Deputy Attorney General Todd Blanche moved to shut down weeks of speculation on Sunday, promising that every single mention of President Donald Trump in the Jeffrey Epstein files will be released to the public — with no political carve-outs and no special treatment.

Appearing on NBC’s Meet the Press, Blanche flatly rejected claims that the Department of Justice is protecting Trump through redactions or delays. The reason, he said, is simple: Trump had nothing to do with Epstein’s crimes.

Asked directly by host Kristen Welker whether any references to Trump were being withheld, Blanche answered without hesitation.

“No, not unless it’s supposed to be redacted under the law,” Blanche said, noting that redactions apply only to victim information or legally protected material such as attorney-client privilege. “I have no reason to believe that the lawyers that were working on this case were talking about President Trump because he had nothing to do with the horrific crimes that Mr. Epstein committed.”

In other words, there’s nothing to hide — and therefore nothing to protect.

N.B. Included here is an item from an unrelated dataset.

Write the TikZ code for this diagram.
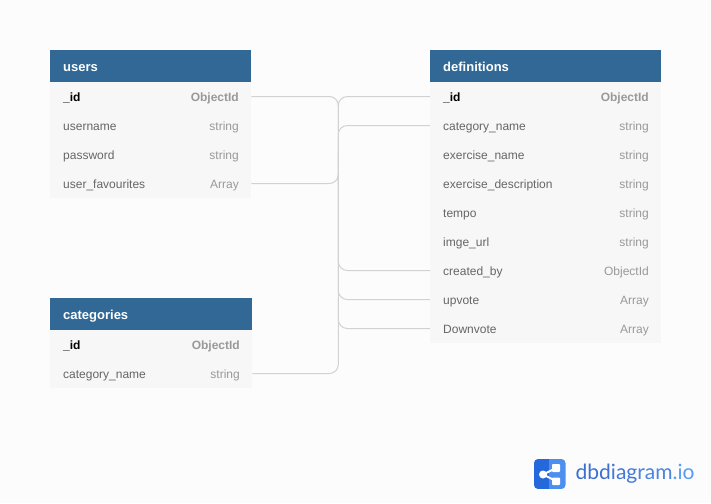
\documentclass[tikz,border=0pt]{standalone}
\usepackage{fontspec}
\setmainfont{Liberation Sans}
\newfontfamily\logofont{Lato}
\definecolor{bgc}{HTML}{FCFCFC}
\definecolor{headc}{HTML}{316896}
\definecolor{rowc}{HTML}{F7F7F7}
\definecolor{namec}{HTML}{666666}
\definecolor{typec}{HTML}{999999}
\definecolor{linec}{HTML}{D2D2D2}
\definecolor{logod}{HTML}{2468DC}
\definecolor{logol}{HTML}{4C8FEF}
\tikzset{
  x=1pt,y=-1pt,
  tablehead/.style={fill=headc,draw=none,inner sep=0,minimum height=32pt,anchor=north west,text=white},
  headtext/.style={anchor=base west,inner sep=0,text=white,font=\fontsize{13}{15}\selectfont\bfseries},
  rowbox/.style={fill=rowc,draw=none,inner sep=0,minimum height=29pt,anchor=west},
  fname/.style={anchor=base west,inner sep=0,text=namec,font=\fontsize{12}{14}\selectfont},
  ftype/.style={anchor=base east,inner sep=0,text=typec,font=\fontsize{12}{14}\selectfont},
  pkname/.style={anchor=base west,inner sep=0,text=black,font=\fontsize{12}{14}\selectfont\bfseries},
  pktype/.style={anchor=base east,inner sep=0,text=typec,font=\fontsize{12}{14}\selectfont\bfseries},
  relline/.style={draw=linec,line width=1pt,rounded corners=9pt},
}
\begin{document}
\begin{tikzpicture}
\useasboundingbox (0,0) rectangle (711,503);
\fill[bgc] (0,0) rectangle (711,503);
\coordinate (vx) at (338.3,0);
% users
\node[tablehead,minimum width=201pt] (usersh) at (50,50) {};
\node[headtext] (usersn) at (63,71) {users};
\fill[rowc] (50,82) rectangle (251,198);
\node[rowbox,minimum width=201pt] (uid) at (50,96.5) {};
\node[pkname] (uidn) at (63,101) {\_id};
\node[pktype] (uidt) at (239,101) {ObjectId};
\node[rowbox,minimum width=201pt] (uun) at (50,125.5) {};
\node[fname] (uunn) at (63,130) {username};
\node[ftype] (uunt) at (239,130) {string};
\node[rowbox,minimum width=201pt] (upw) at (50,154.5) {};
\node[fname] (upwn) at (63,159) {password};
\node[ftype] (upwt) at (239,159) {string};
\node[rowbox,minimum width=201pt] (ufv) at (50,183.5) {};
\node[fname] (ufvn) at (63,188) {user\_favourites};
\node[ftype] (ufvt) at (239,188) {Array};
% categories
\node[tablehead,minimum width=202pt] (cath) at (50,298) {};
\node[headtext] (catn) at (63,319) {categories};
\fill[rowc] (50,330) rectangle (252,388);
\node[rowbox,minimum width=202pt] (cid) at (50,344.5) {};
\node[pkname] (cidn) at (63,349) {\_id};
\node[pktype] (cidt) at (240,349) {ObjectId};
\node[rowbox,minimum width=202pt] (ccn) at (50,373.5) {};
\node[fname] (ccnn) at (63,378) {category\_name};
\node[ftype] (ccnt) at (240,378) {string};
% definitions
\node[tablehead,minimum width=231pt] (defh) at (430,50) {};
\node[headtext] (defn) at (443,71) {definitions};
\fill[rowc] (430,82) rectangle (661,343);
\node[rowbox,minimum width=231pt] (did) at (430,96.5) {};
\node[pkname] (didn) at (443,101) {\_id};
\node[pktype] (didt) at (649,101) {ObjectId};
\node[rowbox,minimum width=231pt] (dcat) at (430,125.5) {};
\node[fname] (dcatn) at (443,130) {category\_name};
\node[ftype] (dcatt) at (649,130) {string};
\node[rowbox,minimum width=231pt] (dex) at (430,154.5) {};
\node[fname] (dexn) at (443,159) {exercise\_name};
\node[ftype] (dext) at (649,159) {string};
\node[rowbox,minimum width=231pt] (ded) at (430,183.5) {};
\node[fname] (dedn) at (443,188) {exercise\_description};
\node[ftype] (dedt) at (649,188) {string};
\node[rowbox,minimum width=231pt] (dte) at (430,212.5) {};
\node[fname] (dten) at (443,217) {tempo};
\node[ftype] (dtet) at (649,217) {string};
\node[rowbox,minimum width=231pt] (dim) at (430,241.5) {};
\node[fname] (dimn) at (443,246) {imge\_url};
\node[ftype] (dimt) at (649,246) {string};
\node[rowbox,minimum width=231pt] (dcr) at (430,270.5) {};
\node[fname] (dcrn) at (443,275) {created\_by};
\node[ftype] (dcrt) at (649,275) {ObjectId};
\node[rowbox,minimum width=231pt] (dup) at (430,299.5) {};
\node[fname] (dupn) at (443,304) {upvote};
\node[ftype] (dupt) at (649,304) {Array};
\node[rowbox,minimum width=231pt] (ddn) at (430,328.5) {};
\node[fname] (ddnn) at (443,333) {Downvote};
\node[ftype] (ddnt) at (649,333) {Array};
% connectors
\draw[relline] (uid.east) -- (vx |- uid.east) -- (vx |- ddn.west) -- (ddn.west);
\draw[relline] (vx |- dex.west) -- (vx |- dcr.west) -- (dcr.west);
\draw[relline] (vx |- dex.west) -- (vx |- dup.west) -- (dup.west);
\draw[relline] (ufv.east) -- (vx |- ufv.east) -- (vx |- ded.west);
\draw[relline] (vx |- ded.west) -- (vx |- did.west) -- (did.west);
\draw[relline] (ccn.east) -- (vx |- ccn.east) -- (vx |- dup.west);
\draw[relline] (vx |- dex.west) -- (vx |- dcat.west) -- (dcat.west);
% logo
\begin{scope}
\clip[rounded corners=4pt] (534,459) rectangle (565.5,489);
\fill[logod] (534,459) rectangle (549,489);
\fill[logol] (549,459) rectangle (565.5,489);
\end{scope}
\draw[white,line width=2pt] (556,468) -- (543,474.5) -- (556,481);
\fill[white,rounded corners=0.8pt] (552,464) rectangle (560,472);
\fill[white,rounded corners=0.8pt] (552,477.5) rectangle (560,485);
\fill[white] (543,474.5) circle (4pt);
\node[anchor=west,inner sep=0,font=\logofont\fontsize{21}{24}\selectfont] (logo) at (575.5,474) {\textcolor[HTML]{3D6FD2}{dbd}\textcolor[HTML]{4278D8}{iag}\textcolor[HTML]{4A84E0}{ram}\textcolor[HTML]{5A9BF2}{.io}};
\end{tikzpicture}
\end{document}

Blanche emphasized that the DOJ is not redacting information related to Trump or any other individual tied to Epstein, except where federal law requires protections for victims or survivors. Any photos, documents, or references involving Trump will be released, with only survivor identities obscured when necessary.

“If President Trump is mentioned, if there are photographs of President Trump or anybody else, they will be released,” Blanche said. “The only exception is victims or survivors, whose faces or bodies may be redacted — or the image withheld entirely — to protect them.”

That legal obligation, Blanche stressed, applies regardless of politics, media pressure, or online conspiracy theories.

The DOJ missed a Friday night deadline to release all remaining Epstein files, but Blanche explained that the delay is due to a massive internal review process involving hundreds of attorneys tasked with ensuring compliance with victim-protection laws. The documents, he said, will continue to be released on a rolling basis.

The disclosures are being made under the Epstein Files Transparency Act, which President Trump signed into law on Nov. 19 — despite having previously opposed it — declaring at the time that he had “nothing to hide.”

So far, the released files have delivered little in the way of new revelations. Trump is barely mentioned, and the few photos involving him have been public for decades. Meanwhile, the DOJ released images showing former President Bill Clinton shirtless in a hot tub and socializing with Epstein — a detail that has received noticeably less media outrage.

The files resurfaced in the national spotlight after the DOJ and FBI concluded in July that Epstein died by suicide and possessed no “client list,” abruptly ending years of speculation. The reversal followed earlier statements from Attorney General Pam Bondi, who claimed a list existed, and a highly publicized “Phase 1” binder given to conservative influencers earlier this year.

Despite the noise, Blanche was unequivocal: politics will not dictate what is released — the law will.

“The short answer is we are not redacting information around President Trump,” Blanche said.

For Democrats and media figures hoping for a bombshell, the message was clear: transparency is coming — and it’s not going to tell the story they want.